↓↓↓

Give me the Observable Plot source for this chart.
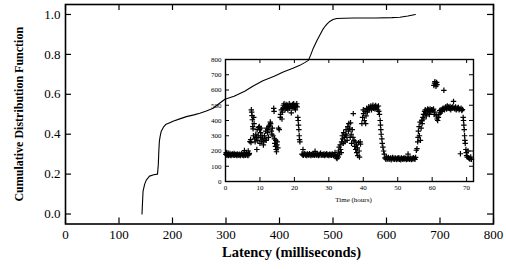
<!DOCTYPE html>
<html>
<head>
<meta charset="utf-8">
<script src="https://cdn.jsdelivr.net/npm/d3@7"></script>
<script src="https://cdn.jsdelivr.net/npm/@observablehq/plot@0.6"></script>
<style>
  html, body { margin: 0; padding: 0; background: white; }
  #wrap { position: relative; width: 506px; height: 269px; overflow: hidden; font-family: "Liberation Serif", serif; }
  #wrap svg { position: absolute; }
  #wrap svg text { font-family: "Liberation Serif", serif; }
</style>
</head>
<body>
<div id="wrap"></div>
<script>
// ---- Main CDF chart data ----
const latencyMs = [143,144,145,148,151,157,165,172,173.5,174.5,175.5,177,179,183,188,195,201,215,226,240,251,262,276,288,298,315,335,350,369,390,407,425,438,448,454,458,463,470,476,481,485,490,494,500,507,520,540,580,610,625,640,654];
const cdfValues = [0,0.06,0.115,0.15,0.17,0.19,0.197,0.2,0.25,0.32,0.365,0.39,0.415,0.435,0.45,0.458,0.465,0.478,0.488,0.497,0.505,0.515,0.53,0.555,0.575,0.59,0.615,0.64,0.668,0.69,0.712,0.73,0.745,0.76,0.77,0.795,0.83,0.87,0.9,0.925,0.94,0.955,0.965,0.975,0.98,0.981,0.982,0.982,0.984,0.986,0.992,1.0];
const xTicks = [0,100,200,300,400,500,600,700,800];
const yTicks = [0,0.2,0.4,0.6,0.8,1.0];

// ---- Inset time-series data (hours, latency ms) ----
const insetHours = [
0.1,0.2,0.3,0.4,0.6,0.8,0.9,1.1,1.3,1.5,1.6,1.8,2.0,2.2,2.4,2.5,2.7,2.9,3.1,3.3,3.4,3.6,3.8,4.0,4.2,4.3,4.5,4.7,4.9,5.1,5.3,5.4,5.5,5.6,5.8,6.0,6.1,6.3,6.5,6.6,6.8,6.9,
7.1,7.3,7.4,7.5,7.6,7.7,7.8,7.9,8.0,8.1,8.2,8.3,8.5,8.6,8.8,9.0,9.1,9.2,9.4,9.5,9.6,9.8,9.9,10.0,10.1,10.2,10.3,10.5,10.6,10.8,11.0,11.1,11.3,11.5,11.7,11.8,12.0,12.2,12.3,12.5,12.6,12.8,13.0,13.1,13.3,13.5,13.6,13.8,14.0,14.1,14.2,14.3,14.5,14.6,14.7,14.8,14.9,15.0,15.2,15.4,15.6,
15.9,16.0,16.2,16.4,16.5,16.7,16.8,17.0,17.1,17.3,17.4,17.6,17.8,18.0,18.1,18.3,18.5,18.6,18.8,19.0,19.1,19.3,19.5,19.6,19.8,20.0,20.2,20.3,20.5,20.7,20.8,21.0,21.1,21.2,21.3,21.4,21.5,21.6,
22.2,22.4,22.5,22.6,22.8,23.0,23.2,23.4,23.6,23.8,24.0,24.2,24.4,24.6,24.8,25.0,25.2,25.4,25.6,25.8,26.0,26.2,26.4,26.6,26.8,27.0,27.2,27.4,27.6,27.8,28.0,28.2,28.4,28.6,28.8,29.0,29.2,29.4,29.6,29.8,30.0,30.2,30.4,30.6,30.8,31.0,31.2,31.4,31.6,31.8,
32.0,32.2,32.4,32.5,32.7,32.8,33.0,33.1,33.3,33.4,33.6,33.7,33.9,34.0,34.2,34.3,34.5,34.7,34.8,35.0,35.2,35.3,35.5,35.7,35.8,36.0,36.2,36.3,36.5,36.6,36.8,37.0,37.1,37.3,37.5,37.6,37.8,38.0,38.1,38.3,38.4,38.6,38.8,38.9,39.1,39.2,
39.6,39.8,40.0,40.1,40.3,40.5,40.7,40.8,41.0,41.2,41.4,41.6,41.8,42.0,42.2,42.4,42.6,42.8,43.0,43.2,43.4,43.6,43.8,44.0,44.2,44.4,44.5,44.7,44.9,45.0,45.1,45.2,45.4,45.5,45.7,45.9,46.1,
46.3,46.5,46.7,46.9,47.1,47.3,47.5,47.7,47.9,48.1,48.3,48.5,48.7,48.9,49.1,49.3,49.5,49.7,49.9,50.1,50.3,50.5,50.7,50.9,51.1,51.3,51.5,51.7,51.9,52.1,52.3,52.5,52.7,52.9,53.0,53.2,53.4,53.6,53.8,54.0,54.2,54.4,54.6,54.8,55.0,55.2,
55.4,55.6,55.8,55.9,56.0,56.2,56.3,56.5,56.6,56.8,57.0,57.1,57.3,57.5,57.6,57.8,58.0,58.1,58.3,58.5,58.7,58.8,59.0,59.2,59.4,59.6,59.8,60.0,
60.5,60.7,60.8,61.0,61.1,61.3,61.4,
60.2,60.4,60.6,60.8,61.2,61.4,61.6,61.8,62.0,62.2,62.4,62.6,62.8,63.0,63.4,63.2,63.6,63.8,64.0,64.2,64.4,64.6,64.8,65.0,65.2,65.4,65.6,65.8,66.0,66.2,66.4,66.6,66.8,67.0,67.2,67.4,67.6,67.8,68.0,68.2,68.4,68.6,68.8,69.0,69.1,69.2,69.3,69.4,69.5,69.6,69.8,69.9,70.0,70.2,70.4,70.6,70.8,71.0,71.2,71.4
];
const insetLatency = [
178,190,182,172,176,180,171,175,183,174,170,177,181,173,176,184,172,178,175,171,180,176,173,179,174,170,177,182,173,176,171,186,203,175,172,178,190,174,171,200,176,185,
262,275,255,470,455,432,405,360,345,300,420,380,280,260,310,290,210,340,270,300,355,360,340,250,290,320,350,265,300,285,240,260,300,280,330,270,350,320,340,290,360,370,390,380,330,310,350,300,480,460,280,250,230,270,210,195,240,260,220,350,340,
420,440,470,410,455,480,500,510,490,470,495,505,480,500,470,490,510,480,495,500,450,480,505,490,510,485,500,470,495,510,490,420,400,370,340,300,275,260,
180,175,210,172,178,183,174,177,171,180,176,173,182,175,170,178,174,181,176,172,198,177,173,180,175,171,179,174,185,176,172,178,174,180,171,177,175,182,173,176,171,179,174,177,172,180,175,170,178,190,
165,155,150,170,160,200,225,180,240,210,190,260,300,280,250,320,290,260,310,340,300,270,360,330,380,350,290,385,310,250,340,290,445,270,230,260,210,240,190,220,170,255,200,160,260,245,
380,420,470,445,400,460,380,430,480,455,470,490,475,485,495,470,488,500,480,492,475,498,485,490,470,495,460,440,400,370,340,310,280,250,225,200,180,
155,148,160,145,152,158,146,150,155,143,151,157,147,152,145,155,150,144,153,148,156,146,151,143,154,149,145,152,147,155,150,144,153,148,180,151,146,155,149,144,152,147,156,150,145,158,
205,215,260,290,330,360,300,390,270,350,400,380,420,440,410,460,470,445,430,465,475,455,470,440,475,460,470,465,
630,645,655,640,625,650,635,
470,475,440,455,430,410,400,420,440,465,450,470,460,475,598,480,470,485,490,475,495,480,488,478,492,470,485,480,490,525,482,475,488,470,480,478,485,470,475,182,480,465,472,420,400,370,340,300,270,250,210,190,170,160,200,155,150,148,160,145
];
const insetXTicks = [0,10,20,30,40,50,60,70];
const insetYTicks = [0,100,200,300,400,500,600,700,800];

const FONT = "'Liberation Serif', serif";

// ---- Main chart ----
const mW = 506, mH = 269, mL = 65, mR = 13, mT = 4, mB = 45.5;
const mPlotH = mH - mT - mB, mPlotW = mW - mL - mR;
const cdfData = latencyMs.map((x, i) => ({x, y: cdfValues[i]}));
const tk = 6;

const main = Plot.plot({
  width: mW, height: mH,
  marginLeft: mL, marginRight: mR, marginTop: mT, marginBottom: mB,
  style: {fontFamily: FONT, fontSize: "13px", background: "transparent", color: "black"},
  x: {domain: [0, 800]},
  y: {domain: [-0.05, 1.05]},
  marks: [
    Plot.axisX(xTicks, {tickSize: 0, tickPadding: 6, label: null, fontSize: 13, fontFamily: FONT}),
    Plot.axisY(yTicks, {tickSize: 0, tickPadding: 5, label: null, fontSize: 13, fontFamily: FONT, tickFormat: d3.format(".1f")}),
    Plot.tickX(xTicks, {x: d => d, insetTop: mPlotH - tk, stroke: "black", strokeWidth: 1.2}),
    Plot.tickX(xTicks, {x: d => d, insetBottom: mPlotH - tk, stroke: "black", strokeWidth: 1.2}),
    Plot.tickY(yTicks, {y: d => d, insetRight: mPlotW - tk, stroke: "black", strokeWidth: 1.2}),
    Plot.tickY(yTicks, {y: d => d, insetLeft: mPlotW - tk, stroke: "black", strokeWidth: 1.2}),
    Plot.frame({stroke: "black", strokeWidth: 1.6}),
    Plot.line(cdfData, {x: "x", y: "y", stroke: "black", strokeWidth: 1.1}),
    Plot.text(["Latency (milliseconds)"], {frameAnchor: "bottom", textAnchor: "middle", lineAnchor: "middle", dy: 28.5, dx: 12, fontWeight: "bold", fontSize: 14.5, fontFamily: FONT}),
    Plot.text(["Cumulative Distribution Function"], {frameAnchor: "left", textAnchor: "middle", lineAnchor: "middle", dx: -46.5, rotate: -90, fontWeight: "bold", fontSize: 12, fontFamily: FONT})
  ]
});
main.style.left = "0px";
main.style.top = "0px";

// ---- Inset chart ----
const iW = 290, iH = 160, iL = 25, iR = 17, iT = 9, iB = 29;
const iPlotH = iH - iT - iB, iPlotW = iW - iL - iR;
const insetData = insetHours.map((h, i) => ({h, ms: insetLatency[i]}));
const itk = 4;

const inset = Plot.plot({
  width: iW, height: iH,
  marginLeft: iL, marginRight: iR, marginTop: iT, marginBottom: iB,
  style: {fontFamily: FONT, fontSize: "7px", background: "transparent", color: "black", overflow: "visible"},
  x: {domain: [0, 72]},
  y: {domain: [0, 800]},
  marks: [
    Plot.axisX(insetXTicks, {tickSize: 0, tickPadding: 3.5, label: null, fontSize: 7, fontFamily: FONT}),
    Plot.axisY(insetYTicks, {tickSize: 0, tickPadding: 4, label: null, fontSize: 7, fontFamily: FONT}),
    Plot.tickX(insetXTicks, {x: d => d, insetTop: iPlotH - itk, stroke: "black"}),
    Plot.tickX(insetXTicks, {x: d => d, insetBottom: iPlotH - itk, stroke: "black"}),
    Plot.tickY(insetYTicks, {y: d => d, insetRight: iPlotW - itk, stroke: "black"}),
    Plot.tickY(insetYTicks, {y: d => d, insetLeft: iPlotW - itk, stroke: "black"}),
    Plot.frame({stroke: "black", strokeWidth: 1.4}),
    Plot.dot(insetData, {x: "h", y: "ms", symbol: "plus", r: 1.9, stroke: "black", strokeWidth: 1.2}),
    Plot.text(["Time (hours)"], {frameAnchor: "bottom", textAnchor: "middle", lineAnchor: "middle", dy: 18, dx: 4, fontSize: 7, fontFamily: FONT})
  ]
});
inset.style.left = "200px";
inset.style.top = "50px";

const wrap = document.getElementById("wrap");
wrap.appendChild(inset);
wrap.appendChild(main);
</script>
</body>
</html>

↑↑↑

▸ Problem requirements: From the top of the listing above, repeat each line exactly until you reach the line containing "const yTicks = [0,0.2,0.4,0.6,0.8,1.0];", and repeat that one too. Leave the pictures out.

▸ The answer:
Give me the Observable Plot source for this chart.
<!DOCTYPE html>
<html>
<head>
<meta charset="utf-8">
<script src="https://cdn.jsdelivr.net/npm/d3@7"></script>
<script src="https://cdn.jsdelivr.net/npm/@observablehq/plot@0.6"></script>
<style>
  html, body { margin: 0; padding: 0; background: white; }
  #wrap { position: relative; width: 506px; height: 269px; overflow: hidden; font-family: "Liberation Serif", serif; }
  #wrap svg { position: absolute; }
  #wrap svg text { font-family: "Liberation Serif", serif; }
</style>
</head>
<body>
<div id="wrap"></div>
<script>
// ---- Main CDF chart data ----
const latencyMs = [143,144,145,148,151,157,165,172,173.5,174.5,175.5,177,179,183,188,195,201,215,226,240,251,262,276,288,298,315,335,350,369,390,407,425,438,448,454,458,463,470,476,481,485,490,494,500,507,520,540,580,610,625,640,654];
const cdfValues = [0,0.06,0.115,0.15,0.17,0.19,0.197,0.2,0.25,0.32,0.365,0.39,0.415,0.435,0.45,0.458,0.465,0.478,0.488,0.497,0.505,0.515,0.53,0.555,0.575,0.59,0.615,0.64,0.668,0.69,0.712,0.73,0.745,0.76,0.77,0.795,0.83,0.87,0.9,0.925,0.94,0.955,0.965,0.975,0.98,0.981,0.982,0.982,0.984,0.986,0.992,1.0];
const xTicks = [0,100,200,300,400,500,600,700,800];
const yTicks = [0,0.2,0.4,0.6,0.8,1.0];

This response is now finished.